I wonder if it could be further simplified.
Here is the correct solution based on your codes:
def countChange(money: Int, coins: List[Int]): Int = {
def recurs(m: Int, cs: List[Int], cnt: Int): Int =
if(m < 0) cnt //Not a change, keep cnt
else if(cs.isEmpty) {
if(m == 0) cnt + 1 else cnt // plus cnt if find a change
}
else recurs(m, cs.tail, cnt) + recurs(m-cs.head, cs, cnt)
recurs(money, coins, 0)
}
Anyway, there is a short solution(But not efficient, you can cache the middle result to make it efficient.)
def countChange(m: Int, cs: List[Int]): Int = cs match {
case Nil => if(m == 0) 1 else 0
case c::rs => (0 to m/c) map (k => countChange(m-k*c,rs)) sum
}
One can omit the cnt parameter, which is, in fact, never accumulated.

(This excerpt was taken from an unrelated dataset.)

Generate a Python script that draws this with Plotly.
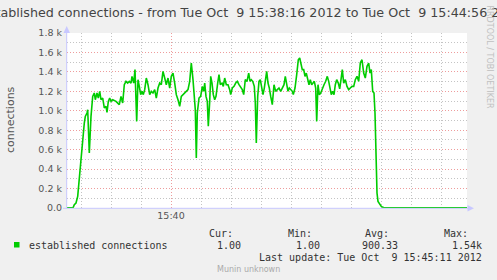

The recurs function always returns either 0 or 1, so the optimized algorithm would be:
def countChange(money: Int, coins: List[Int]): Int = {
def recurs(m: Int, cs: List[Int]): Int =
if(m < 0) 0 //Not a change, return 0
else if(cs.isEmpty) {
if(m == 0) 1 else 0 // 1 if change found, otherwise 0
}
else recurs(m, cs.tail) + recurs(m-cs.head, cs)
if(money>0) recurs(money, coins) else 0
}
The #Eastsun solution is good but it fails when money=0 due to it returns 1 instead of 0, but you can fix it easily:
def countChange(money: Int, coins: List[Int]): Int = {
def recurs(m: Int, cs: List[Int], cnt: Int): Int =
if(m < 0) cnt //Not a change, keep cnt
else if(cs.isEmpty) {
if(m == 0) cnt + 1 else cnt // plus cnt if find a change
}
else recurs(m, cs.tail, cnt) + recurs(m-cs.head, cs, cnt)
if(money>0) recurs(money, coins, 0) else 0
}
here is a DP approach to reduce a lot of re-calculation in recursive approach
object DP {
implicit val possibleCoins = List(1, 5, 10, 25, 100)
import collection.mutable.Map
def countChange(amount: Int)(implicit possibleCoins: List[Int]) = {
val min = Map((1 to amount).map (_->Int.MaxValue): _*)
min(0) = 0
for {
i <- 1 to amount
coin <- possibleCoins
if coin <= i && min(i - coin) + 1 < min(i)
} min(i) = min(i-coin) + 1
min(amount)
}
def main(args: Array[String]) = println(countChange(97))
}
see DP from novice to advanced for algorithm
Idea from https://github.com/pathikrit/scalgos/blob/9e99f73b4241f42cc40a1fd890e72dbeda2df54f/src/main/scala/com/github/pathikrit/scalgos/DynamicProgramming.scala#L44
case class Memo[K,I,O](f: I => O)(implicit i2k:I=>K ) extends (I => O) {
import scala.collection.mutable.{Map => Dict}
val cache = Dict.empty[K, O]
override def apply(x: I) = cache getOrElseUpdate (x, f(x))
}
def coinchange(s: List[Int], t: Int) = {
type DP = Memo[ (Int, Int), (List[Int], Int),Seq[Seq[Int]]]
implicit def encode(key: (List[Int], Int)):(Int,Int) = (key._1.length, key._2)
lazy val f: DP = Memo {
case (Nil, 0) => Seq(Nil)
case (Nil, _) => Nil
case (_, x) if x< 0 => Nil
case (a :: as, x) => f(a::as, x - a).map(_ :+ a) ++ f(as, x)
}
f(s, t)
}